Kelly was pulled over by a trooper with the Wyoming Highway Patrol on Feb. 27, north of Cody. Inside the rental truck, authorities found items that included methamphetamine and marijuana, clothing, tools and jewelry that still had price tags attached, dozens of Viagra pills, 100 unopened tins of chewing tobacco, counterfeit World Series rings and a credit card stolen from a man in the Phoenix area. A Park County prosecutor said earlier this year that authorities suspected the items “were from numerous smash and grabs from numerous states.”

But it was a handgun, stolen from a woman in Montana, that landed him in real trouble.

The Park County Attorney’s Office initially charged Kelly with multiple crimes. However, prosecutors in the U.S. Attorney’s Office opted to take over the case in May.

Kelly and his defense attorneys attempted to suppress the evidence against him, arguing the trooper lacked probable cause to make a traffic stop, but he eventually agreed to plead guilty to possessing the stolen gun. A second count of possessing a firearm while a convicted felon was dismissed under the deal.

On Sept. 5, U.S. District Court Judge Scott Skavdahl of Casper approved a sentence of time served, followed by the three years of supervised release.

As the charges indicated, it was not Kelly’s first brush with the law; at a court appearance in state court in March, then-Deputy Park County Attorney Leda Pojman said Kelly’s record included convictions for burglary, theft and “numerous” misdemeanor drug offenses.

Federal prosecutors indicated that he remains on some form of probation for a prior felony offense in Arizona and Judge Skavdahl ordered Kelly to “resolve all outstanding warrants within 60 days.”

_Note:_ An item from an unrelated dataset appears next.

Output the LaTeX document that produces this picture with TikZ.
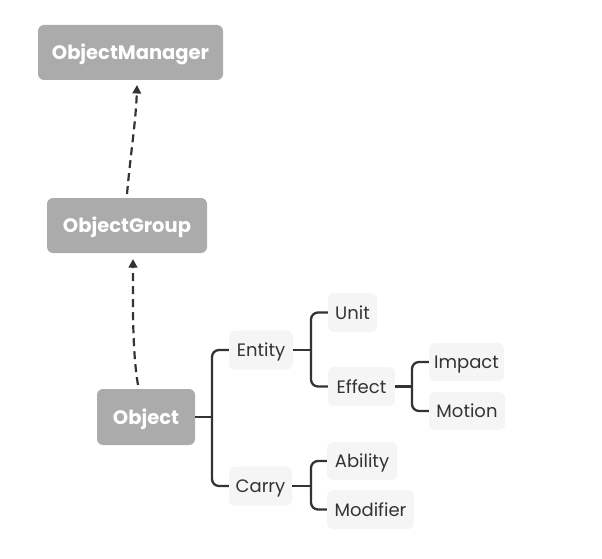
\documentclass[tikz,border=0pt]{standalone}
\usepackage{fontspec}
\setmainfont{Poppins}
\usetikzlibrary{arrows.meta}
\definecolor{boxgray}{HTML}{ABABAB}
\definecolor{leafgray}{HTML}{F5F5F5}
\definecolor{linecol}{HTML}{333333}
\tikzset{
  mainbox/.style={fill=boxgray, rounded corners=6pt, text=white, font=\fontsize{19.5}{22}\selectfont\bfseries, inner sep=0pt, text height=14.5pt, text depth=0pt, anchor=center},
  leafbox/.style={fill=leafgray, rounded corners=6pt, text=linecol, font=\fontsize{18}{20}\selectfont, inner sep=0pt, text height=13.5pt, text depth=0pt, anchor=center},
  branch/.style={draw=linecol, line width=2.3pt, rounded corners=7pt},
  deparrow/.style={draw=linecol, line width=2.2pt, dash pattern=on 8pt off 5pt, -{Triangle[length=8.5pt,width=8.5pt]}},
}
\begin{document}
\begin{tikzpicture}[x=1pt,y=-1pt]
\useasboundingbox (0,0) rectangle (602,559);
\node[mainbox, minimum width=185pt, minimum height=55pt] (om) at (130.5,52.5) {ObjectManager};
\node[mainbox, minimum width=160pt, minimum height=55pt] (og) at (127,225.5) {ObjectGroup};
\node[mainbox, minimum width=98pt, minimum height=56pt] (ob) at (146,417) {Object};
\node[leafbox, minimum width=64pt, minimum height=39pt] (en) at (261,350) {Entity};
\node[leafbox, minimum width=63pt, minimum height=39pt] (ca) at (260.5,486) {Carry};
\node[leafbox, minimum width=49pt, minimum height=39pt] (un) at (352.5,312.5) {Unit};
\node[leafbox, minimum width=67pt, minimum height=39pt] (ef) at (361.5,386.5) {Effect};
\node[leafbox, minimum width=75pt, minimum height=38pt] (im) at (466.5,362) {Impact};
\node[leafbox, minimum width=76pt, minimum height=38pt] (mo) at (467,411) {Motion};
\node[leafbox, minimum width=70pt, minimum height=38pt] (ab) at (362,461) {Ability};
\node[leafbox, minimum width=87pt, minimum height=39pt] (md) at (370.5,509.5) {Modifier};
% dependency arrows
\coordinate (a1s) at (127,194);
\coordinate (a1e) at (137,85);
\draw[deparrow] (a1s) .. controls (131,150) and (136,120) .. (a1e);
\coordinate (a2s) at (138,385);
\coordinate (a2e) at (133,259);
\draw[deparrow] (a2s) .. controls (132,350) and (133,300) .. (a2e);
% tree branches
\draw[branch, rounded corners=0pt] (ob.east) -- (212,417);
\draw[branch] (en.west) -- (212,350) -- (212,486) -- (ca.west);
\draw[branch, rounded corners=0pt] (en.east) -- (311,350);
\draw[branch] (un.west) -- (311,312.5) -- (311,386.5) -- (ef.west);
\draw[branch, rounded corners=0pt] (ef.east) -- (412,386.5);
\draw[branch] (im.west) -- (412,362) -- (412,411) -- (mo.west);
\draw[branch, rounded corners=0pt] (ca.east) -- (311,486);
\draw[branch] (ab.west) -- (311,461) -- (311,509.5) -- (md.west);
\end{tikzpicture}
\end{document}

Mark Trimble, a spokesman for the U.S. Attorney’s Office, said the deal for no additional prison time was accepted because Kelly’s past felony case in Arizona may go away; Kelly’s conviction in Arizona, Trimble said, is contingent on whether Kelly successfully completes probation and other factors.

“Our sentencing guidelines are for convictions that stand, not ones that can be modified or reduced later for ‘good behavior,’” Trimble said. “The State of Arizona didn’t do us any favors with the sentences they handed him in the past.”

Kelly likely would have passed through Park County without any trouble on Feb. 27, but he slid into a snowbank alongside Wyo. Highway 120.

A Wyoming Department of Transportation snowplow driver spotted Kelly, spoke with him and radioed dispatch that a trooper or wrecker would need to help get the U-Haul out of the snow.

When Trooper Rich Scovel arrived in the area, Kelly appeared to have just gotten back on the road. With the hood and grill noticeably damaged and the rear license plate covered by snow, Scovel stopped the truck.

Kelly said the damage was pre-existing, charging documents in the case say, but the rental agreement for the truck didn’t list it.

Scovel’s suspicions only rose from there, as the trooper smelled marijuana in the truck and learned that Kelly didn’t have a valid driver’s license — and that the U-Haul had been reported as stolen. In Kelly’s pockets, Scovel would find pills of Lorazepam that had been prescribed to someone else, brass knuckles and apparently stolen jewelry.

A search followed in which authorities found numerous items, including a Remington RP9 handgun that Kelly had stolen from a woman he’d stayed with in Anaconda, Montana; the gun belonged to the woman’s late husband, whose driver’s license was found in Kelly’s wallet. Meanwhile, three of the woman’s necklaces and two rings — including one inscribed with her name — were also found in the U-Haul.

Kelly must begin his time on supervised release at a residential re-entry center, residential substance abuse treatment program, halfway house or sober-living environment. He’s also required to follow a long list of conditions, including participating in cognitive-behavioral, substance abuse and mental health treatment, obeying the law, refraining from alcohol, working a full-time job and submitting to searches by his probation agent.